Stone believes that an effective TECH leader must engage in performance monitoring and develop action plans to integrate people, processes, and technology to come up with creative solutions to interdisciplinary challenges. Above all, Stone sees technology as a unifying solution to improve an organization’s talent management, efficiency, cash flow, and habits. “Leaders must guarantee the use of technology as the critical platform for tracking, automation, and interaction,” he says. “Technology is essential to improving both clinical quality and the revenue cycle performance and enhancing workflow.”
Stone’s faith in this approach stems from a long career in healthcare. He grew up in a small town outside Durham, North Carolina, and earned a bachelor’s of science degree in medical technology at Winston-Salem State University. He worked in a lab at the University of North Carolina (UNC) Hospital for a while, then took a sabbatical to study hospital management and obtain a master’s degree in hospital and business administration from Pfeiffer University. Back at UNC Hospital, he worked on practice management before moving into coding and compliance.

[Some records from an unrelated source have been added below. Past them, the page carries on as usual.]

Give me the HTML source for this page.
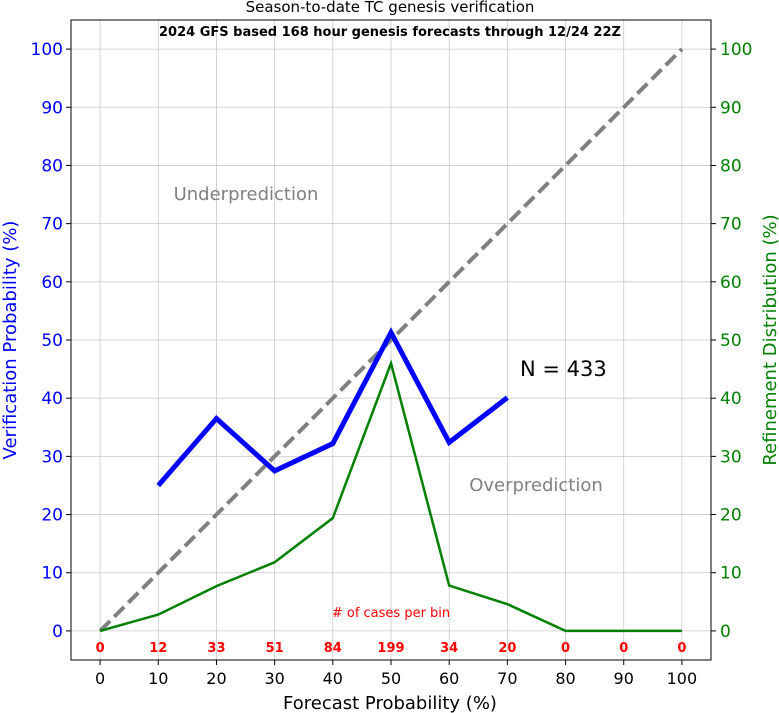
<!DOCTYPE html>
<html><head><meta charset="utf-8">
<style>
html,body{margin:0;padding:0;background:#fff;}
svg{display:block;font-family:"DejaVu Sans","Liberation Sans",sans-serif;}
</style></head>
<body>
<svg id="chart" width="779" height="713" viewBox="0 0 779 713">
  <text x="390" y="12" text-anchor="middle" font-size="15" fill="#000">Season-to-date TC genesis verification</text>
  <g id="grid"></g>
  <g id="axes"></g>
  <g id="marks"></g>
  <rect x="71" y="20" width="640" height="640" fill="none" stroke="#000" stroke-width="1"/>
  <text x="390" y="36" text-anchor="middle" font-size="13" font-weight="bold" fill="#000">2024 GFS based 168 hour genesis forecasts through 12/24 22Z</text>
  <text x="246" y="200" text-anchor="middle" font-size="18" fill="#808080">Underprediction</text>
  <text x="536" y="491" text-anchor="middle" font-size="18" fill="#808080">Overprediction</text>
  <text x="520" y="376" font-size="21" fill="#000">N = 433</text>
  <text x="391" y="617" text-anchor="middle" font-size="13" fill="red"># of cases per bin</text>
  <text x="390" y="709" text-anchor="middle" font-size="18" fill="#000">Forecast Probability (%)</text>
  <text transform="translate(16,340) rotate(-90)" text-anchor="middle" font-size="18" fill="blue">Verification Probability (%)</text>
  <text transform="translate(776,340) rotate(-90)" text-anchor="middle" font-size="18" fill="green">Refinement Distribution (%)</text>
</svg>
<script>
const bins = [0,10,20,30,40,50,60,70,80,90,100];
const verifX = [10,20,30,40,50,60,70];
const verifY = [25.0,36.5,27.5,32.2,51.3,32.4,40.1];
const refineY = [0,2.8,7.7,11.8,19.4,46.0,7.8,4.6,0,0,0];
const counts = [0,12,33,51,84,199,34,20,0,0,0];
const ticks = [0,10,20,30,40,50,60,70,80,90,100];

const NS="http://www.w3.org/2000/svg";
const L=71,R=711,T=20,B=660;
const xs=v=>L+(v+5)/110*(R-L);
const ys=v=>B-(v+5)/110*(B-T);
function mk(tag,attrs,parent,text){const e=document.createElementNS(NS,tag);for(const k in attrs)e.setAttribute(k,attrs[k]);if(text!==undefined)e.textContent=text;parent.appendChild(e);return e;}
const grid=document.getElementById('grid'),axes=document.getElementById('axes'),marks=document.getElementById('marks');
ticks.forEach(t=>{
  let g=mk('line',{x1:xs(t),x2:xs(t),y1:T,y2:B,stroke:'#c8c8c8','stroke-width':0.8},grid);
  
  
  g=mk('line',{x1:L,x2:R,y1:ys(t),y2:ys(t),stroke:'#c8c8c8','stroke-width':0.8},grid);
  
  
  let e=mk('line',{x1:xs(t),x2:xs(t),y1:B,y2:B+5,stroke:'#000'},axes);
  
  
  e=mk('text',{x:xs(t),y:B+24,'text-anchor':'middle','font-size':16,fill:'#000'},axes,String(t));
  
  
  e=mk('line',{x1:L-5,x2:L,y1:ys(t),y2:ys(t),stroke:'#000'},axes);
  
  
  e=mk('text',{x:L-8,y:ys(t)+6,'text-anchor':'end','font-size':17,fill:'blue'},axes,String(t));
  
  
  e=mk('line',{x1:R,x2:R+5,y1:ys(t),y2:ys(t),stroke:'#000'},axes);
  
  
  e=mk('text',{x:R+9,y:ys(t)+6,'text-anchor':'start','font-size':17,fill:'green'},axes,String(t));
  
  
});
let d=mk('line',{x1:xs(0),y1:ys(0),x2:xs(100),y2:ys(100),stroke:'#808080','stroke-width':4,'stroke-dasharray':'14,6'},marks);


let p=mk('polyline',{points:bins.map((b,i)=>xs(b)+','+ys(refineY[i])).join(' '),fill:'none',stroke:'green','stroke-width':2.5},marks);


p=mk('polyline',{points:verifX.map((b,i)=>xs(b)+','+ys(verifY[i])).join(' '),fill:'none',stroke:'blue','stroke-width':5},marks);


bins.forEach((b,i)=>{
  const t=mk('text',{x:xs(b),y:652,'text-anchor':'middle','font-size':13,'font-weight':'bold',fill:'red'},marks,String(counts[i]));
  
  
});
</script>
</body></html>
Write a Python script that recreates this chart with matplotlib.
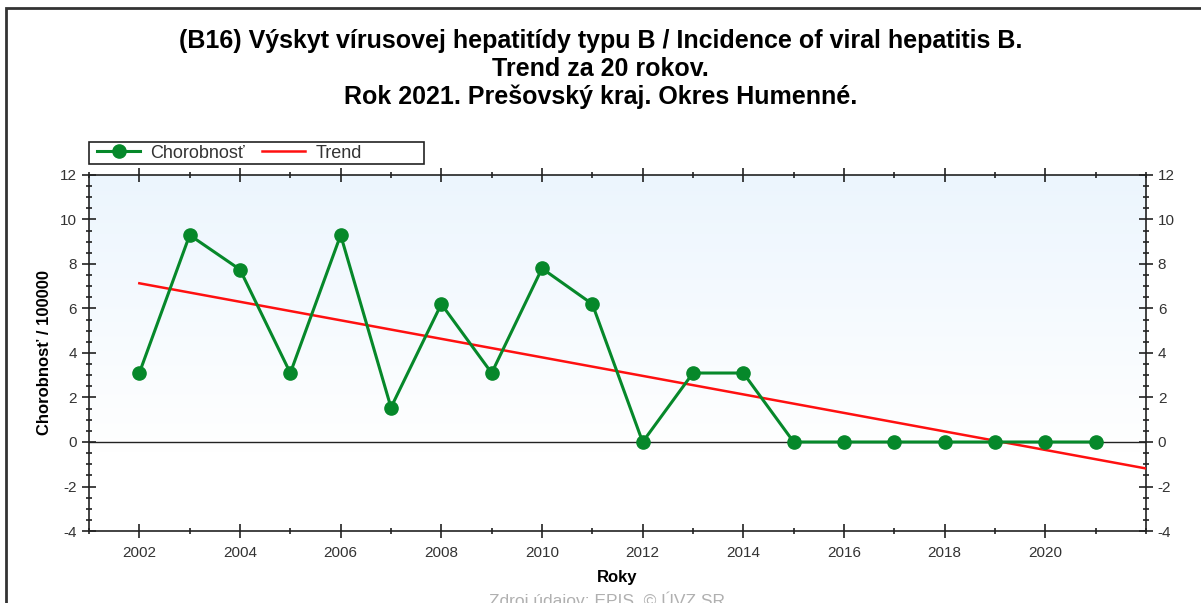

Eventually, he “changed colors from Tar Heel blue to Duke blue,” and worked in several areas, including clinical documentation and health information management. He was named an associate vice president in 2012.
“Healthcare today is all about change, and organizations needs leaders to manage that change,” he says. “This industry is highly regulated, and you have to mitigate all the risks that go with billing and records governance. A flexible and diverse workforce will allow you to manage change that is coming quicker and quicker.”